- European Central Bank Downgrades Growth Forecast in Dovish Tilt – Global equities declined 2.1% last week after less support from recent market-friendly trends including central banks hitting the pause button on further rate hikes, temporary U.S.-China trade relief and solid earnings growth. Of the major equity regions, the U.S. (-2.8%) declined the most, while non-U.S. developed markets and emerging markets also fell 1.4% and 2.1%, respectively.
- Jobs Repot Fell Short of Concensus in Weak Jobs Report – In the February labor market report, the U.S. economy added 20,000 jobs, which was lower than both consensus (180,000) and the prior month (311,000).
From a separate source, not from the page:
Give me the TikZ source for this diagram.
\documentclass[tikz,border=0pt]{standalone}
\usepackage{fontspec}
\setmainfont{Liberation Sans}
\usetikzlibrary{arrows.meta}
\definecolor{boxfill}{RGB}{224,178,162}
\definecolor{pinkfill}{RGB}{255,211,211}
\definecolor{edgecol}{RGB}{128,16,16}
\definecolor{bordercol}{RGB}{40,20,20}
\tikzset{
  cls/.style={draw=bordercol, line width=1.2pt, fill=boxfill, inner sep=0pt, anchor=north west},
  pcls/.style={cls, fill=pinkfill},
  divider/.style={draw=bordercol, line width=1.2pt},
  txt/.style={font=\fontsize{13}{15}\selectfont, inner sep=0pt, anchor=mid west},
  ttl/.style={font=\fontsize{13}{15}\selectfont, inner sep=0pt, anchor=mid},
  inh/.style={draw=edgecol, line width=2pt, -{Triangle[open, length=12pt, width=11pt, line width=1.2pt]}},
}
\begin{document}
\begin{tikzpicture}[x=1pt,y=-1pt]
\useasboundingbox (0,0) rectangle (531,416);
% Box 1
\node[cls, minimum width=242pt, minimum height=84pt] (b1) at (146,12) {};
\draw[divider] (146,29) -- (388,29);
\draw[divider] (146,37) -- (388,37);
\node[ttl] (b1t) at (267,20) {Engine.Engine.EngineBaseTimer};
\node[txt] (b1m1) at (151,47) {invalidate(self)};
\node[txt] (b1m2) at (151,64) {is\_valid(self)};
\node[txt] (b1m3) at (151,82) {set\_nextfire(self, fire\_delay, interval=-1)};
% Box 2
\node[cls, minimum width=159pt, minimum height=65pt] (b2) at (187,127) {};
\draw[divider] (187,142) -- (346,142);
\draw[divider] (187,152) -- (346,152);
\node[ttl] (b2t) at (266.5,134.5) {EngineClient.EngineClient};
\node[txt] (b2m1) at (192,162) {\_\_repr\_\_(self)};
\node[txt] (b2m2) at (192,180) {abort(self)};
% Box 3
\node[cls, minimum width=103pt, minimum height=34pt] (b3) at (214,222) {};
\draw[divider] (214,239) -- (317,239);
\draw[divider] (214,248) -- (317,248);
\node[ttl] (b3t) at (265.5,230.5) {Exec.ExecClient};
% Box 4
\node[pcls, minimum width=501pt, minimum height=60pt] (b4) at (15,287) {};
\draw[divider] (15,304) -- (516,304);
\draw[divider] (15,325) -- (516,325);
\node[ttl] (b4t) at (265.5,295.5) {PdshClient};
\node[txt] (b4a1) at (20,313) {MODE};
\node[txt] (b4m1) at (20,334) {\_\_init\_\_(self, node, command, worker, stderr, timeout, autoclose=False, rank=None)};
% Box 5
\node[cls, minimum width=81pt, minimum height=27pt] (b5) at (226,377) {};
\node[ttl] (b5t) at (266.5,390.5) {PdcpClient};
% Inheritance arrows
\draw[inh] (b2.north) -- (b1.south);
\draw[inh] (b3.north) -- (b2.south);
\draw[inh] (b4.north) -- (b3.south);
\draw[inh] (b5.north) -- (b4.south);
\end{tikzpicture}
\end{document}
- Soft China Trade Data Likely Caused by Timing of Holiday – Significantly below consensus, China import and export data was likely affected by the Lunar New Year holiday. China equities declined almost 5% last Friday but remain up about 20% in local currency terms year-to-date.
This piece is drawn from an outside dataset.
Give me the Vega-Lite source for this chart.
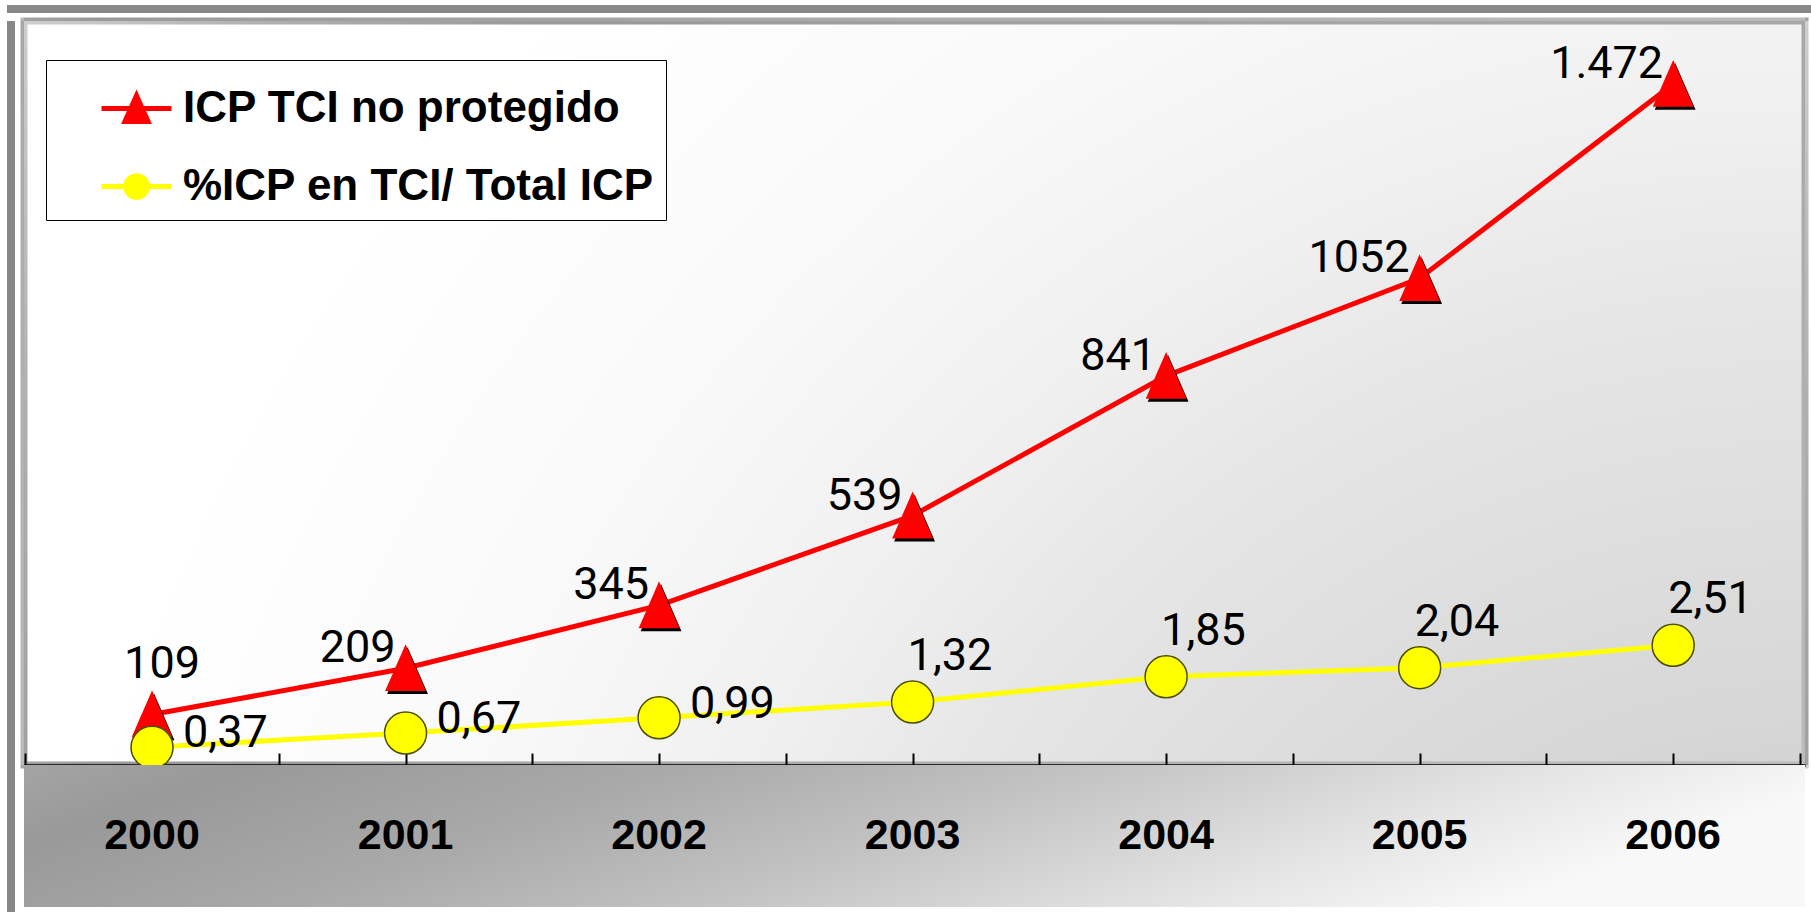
{
  "$schema": "https://vega.github.io/schema/vega-lite/v6.json",
  "background": "#ffffff",
  "padding": {"left": 7, "top": 5, "right": 0, "bottom": 0},
  "bounds": "flush",
  "spacing": 8,
  "datasets": {
    "d": [
      {"year": 2000, "icp": 109, "icp_label": "109", "pct": 0.37, "pct_label": "0,37"},
      {"year": 2001, "icp": 209, "icp_label": "209", "pct": 0.67, "pct_label": "0,67"},
      {"year": 2002, "icp": 345, "icp_label": "345", "pct": 0.99, "pct_label": "0,99"},
      {"year": 2003, "icp": 539, "icp_label": "539", "pct": 1.32, "pct_label": "1,32"},
      {"year": 2004, "icp": 841, "icp_label": "841", "pct": 1.85, "pct_label": "1,85"},
      {"year": 2005, "icp": 1052, "icp_label": "1052", "pct": 2.04, "pct_label": "2,04"},
      {"year": 2006, "icp": 1472, "icp_label": "1.472", "pct": 2.51, "pct_label": "2,51"}
    ]
  },
  "vconcat": [
    {
      "data": {"values": []},
      "mark": "rect",
      "encoding": {},
      "width": 1804,
      "height": 8,
      "view": {"fill": "#888888", "stroke": null}
    },
    {
      "bounds": "flush",
      "spacing": 9,
      "hconcat": [
        {
          "data": {"values": []},
          "mark": "rect",
          "encoding": {},
          "width": 8,
          "height": 891,
          "view": {"fill": "#888888", "stroke": null}
        },
        {
          "bounds": "flush",
          "spacing": 0,
          "vconcat": [
            {
              "width": 1781,
              "height": 744,
              "data": {"name": "d"},
              "view": {
                "fill": {
                  "gradient": "radial", "x1": 1, "y1": 1, "r1": 0, "x2": 1, "y2": 1, "r2": 1,
                  "stops": [
                    {"offset": 0, "color": "#bababa"},
                    {"offset": 0.17, "color": "#c2c2c2"},
                    {"offset": 0.31, "color": "#d6d6d6"},
                    {"offset": 0.55, "color": "#e6e6e6"},
                    {"offset": 0.66, "color": "#f0f0f0"},
                    {"offset": 0.8, "color": "#f9f9f9"},
                    {"offset": 1, "color": "#ffffff"}
                  ]
                },
                "stroke": {
                  "gradient": "radial", "x1": 1, "y1": 1, "r1": 0, "x2": 1, "y2": 1, "r2": 1.45,
                  "stops": [
                    {"offset": 0, "color": "#c8c8c8"},
                    {"offset": 0.35, "color": "#b0b0b0"},
                    {"offset": 0.69, "color": "#999999"},
                    {"offset": 0.77, "color": "#b0b0b0"},
                    {"offset": 0.89, "color": "#e0e0e0"},
                    {"offset": 1, "color": "#ffffff"}
                  ]
                },
                "strokeWidth": 7
              },
              "encoding": {
                "x": {
                  "field": "year", "type": "quantitative",
                  "scale": {"domain": [1999.495, 2006.52], "nice": false, "zero": false},
                  "axis": {
                    "values": [1999.5, 2000, 2000.5, 2001, 2001.5, 2002, 2002.5, 2003, 2003.5, 2004, 2004.5, 2005, 2005.5, 2006, 2006.5],
                    "labels": false, "title": null, "grid": false,
                    "domainColor": "#000000", "domainWidth": 2.5,
                    "tickColor": "#000000", "tickWidth": 2, "tickSize": -12
                  }
                }
              },
              "layer": [
                {
                  "mark": {"type": "line", "strokeWidth": 5},
                  "encoding": {
                    "y": {"field": "icp", "type": "quantitative", "scale": {"domain": [0, 1608], "nice": false}, "axis": null},
                    "color": {
                      "datum": "ICP TCI no protegido", "type": "nominal",
                      "scale": {"domain": ["ICP TCI no protegido", "%ICP en TCI/ Total ICP"], "range": ["#ff0000", "#ffff00"]},
                      "legend": {
                        "title": null, "orient": "none", "legendX": 39, "legendY": 55,
                        "fillColor": "#ffffff", "strokeColor": "#000000",
                        "padding": 11, "rowPadding": 17, "symbolOffset": 42, "labelOffset": 9,
                        "symbolSize": 4900, "symbolStrokeWidth": 5,
                        "labelFont": "Liberation Sans", "labelFontWeight": "bold", "labelFontSize": 44,
                        "labelColor": "#000000", "labelLimit": 1000,
                        "encode": {
                          "symbols": {
                            "update": {
                              "shape": {"signal": "datum.value === 'ICP TCI no protegido' ? 'M-1,0L1,0M0,-0.37L-0.33,0.37L0.33,0.37Z' : 'M-1,0L1,0M-0.31,0A0.31,0.31,0,1,1,0.31,0A0.31,0.31,0,1,1,-0.31,0Z'"},
                              "fill": {"signal": "datum.value === 'ICP TCI no protegido' ? '#ff0000' : '#ffff00'"},
                              "stroke": {"signal": "datum.value === 'ICP TCI no protegido' ? '#ff0000' : '#ffff00'"},
                              "strokeWidth": {"value": 5},
                              "opacity": {"value": 1}
                            }
                          }
                        }
                      }
                    }
                  }
                },
                {
                  "mark": {"type": "point", "shape": "M0.083,-0.875L-0.767,1.075L0.933,1.075Z", "filled": true, "color": "#000000", "size": 2304, "opacity": 1, "strokeWidth": 0},
                  "encoding": {
                    "y": {"field": "icp", "type": "quantitative", "scale": {"domain": [0, 1608], "nice": false}, "axis": null}
                  }
                },
                {
                  "mark": {"type": "point", "shape": "M0,-1L-0.85,0.95L0.85,0.95Z", "filled": true, "color": "#ff0000", "size": 2304, "opacity": 1, "strokeWidth": 0},
                  "encoding": {
                    "y": {"field": "icp", "type": "quantitative", "scale": {"domain": [0, 1608], "nice": false}, "axis": null}
                  }
                },
                {
                  "mark": {"type": "line", "strokeWidth": 5},
                  "encoding": {
                    "y": {"field": "pct", "type": "quantitative", "scale": {"domain": [0, 15.6], "nice": false}, "axis": null},
                    "color": {"datum": "%ICP en TCI/ Total ICP", "type": "nominal"}
                  }
                },
                {
                  "mark": {"type": "point", "shape": "circle", "filled": true, "fill": "#ffff00", "stroke": "#4d4d00", "strokeWidth": 1.5, "size": 1764, "opacity": 1},
                  "encoding": {
                    "y": {"field": "pct", "type": "quantitative", "scale": {"domain": [0, 15.6], "nice": false}, "axis": null}
                  }
                },
                {
                  "transform": [{"filter": "datum.year == 2000"}],
                  "mark": {"type": "text", "font": "Roboto", "fontSize": 45, "align": "center", "baseline": "middle", "dx": 10, "dy": -51, "color": "#000000"},
                  "encoding": {
                    "y": {"field": "icp", "type": "quantitative", "scale": {"domain": [0, 1608], "nice": false}, "axis": null},
                    "text": {"field": "icp_label", "type": "nominal"}
                  }
                },
                {
                  "transform": [{"filter": "datum.year > 2000"}],
                  "mark": {"type": "text", "font": "Roboto", "fontSize": 45, "align": "right", "baseline": "middle", "dx": -10, "dy": -20, "color": "#000000"},
                  "encoding": {
                    "y": {"field": "icp", "type": "quantitative", "scale": {"domain": [0, 1608], "nice": false}, "axis": null},
                    "text": {"field": "icp_label", "type": "nominal"}
                  }
                },
                {
                  "transform": [{"filter": "datum.year <= 2002"}],
                  "mark": {"type": "text", "font": "Roboto", "fontSize": 45, "align": "left", "baseline": "middle", "dx": 31, "dy": -14, "color": "#000000"},
                  "encoding": {
                    "y": {"field": "pct", "type": "quantitative", "scale": {"domain": [0, 15.6], "nice": false}, "axis": null},
                    "text": {"field": "pct_label", "type": "nominal"}
                  }
                },
                {
                  "transform": [{"filter": "datum.year > 2002"}],
                  "mark": {"type": "text", "font": "Roboto", "fontSize": 45, "align": "left", "baseline": "middle", "dx": -5, "dy": -46, "color": "#000000"},
                  "encoding": {
                    "y": {"field": "pct", "type": "quantitative", "scale": {"domain": [0, 15.6], "nice": false}, "axis": null},
                    "text": {"field": "pct_label", "type": "nominal"}
                  }
                }
              ],
              "resolve": {"scale": {"y": "independent"}}
            },
            {
              "width": 1781,
              "height": 142,
              "data": {"name": "d"},
              "view": {
                "fill": {
                  "gradient": "linear", "x1": 0, "y1": 0, "x2": 1, "y2": 0.22,
                  "stops": [
                    {"offset": 0, "color": "#a4a4a4"},
                    {"offset": 0.12, "color": "#999999"},
                    {"offset": 0.35, "color": "#a9a9a9"},
                    {"offset": 0.57, "color": "#c2c2c2"},
                    {"offset": 0.84, "color": "#e6e6e6"},
                    {"offset": 1, "color": "#f8f8f8"}
                  ]
                },
                "stroke": null
              },
              "mark": {"type": "text", "font": "Liberation Sans", "fontWeight": "bold", "fontSize": 43, "color": "#000000", "baseline": "middle"},
              "encoding": {
                "x": {"field": "year", "type": "quantitative", "scale": {"domain": [1999.495, 2006.52], "nice": false, "zero": false}, "axis": null},
                "text": {"field": "year", "type": "nominal"}
              }
            }
          ]
        }
      ]
    }
  ]
}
- U.K to Hold Brexit Votes with Deadline Less Than Three Weeks Away – U.K. Prime Minister Theresa May will hold a sequence of votes from March 12 through March 14. The first vote held on Tuesday will have parliament members decide on the renegotiated Brexit agreement.
- U. S Inflation Expected to Stay Capped – This Tuesday’s U.S. inflation data will likely receive some extra attention given the upward move in wage growth in last Friday’s jobs report. Low energy prices should continue to keep a lid on the headline Consumer Price Index (CPI) level which has an expected reading of 1.6% year-over-year.
- Bank of Japan in May Consider More Stimulus – The Bank of Japan meets this week where it must assess the economic outlook as well as potential impacts from Japan’s planned sales tax increase in the second half of 2019.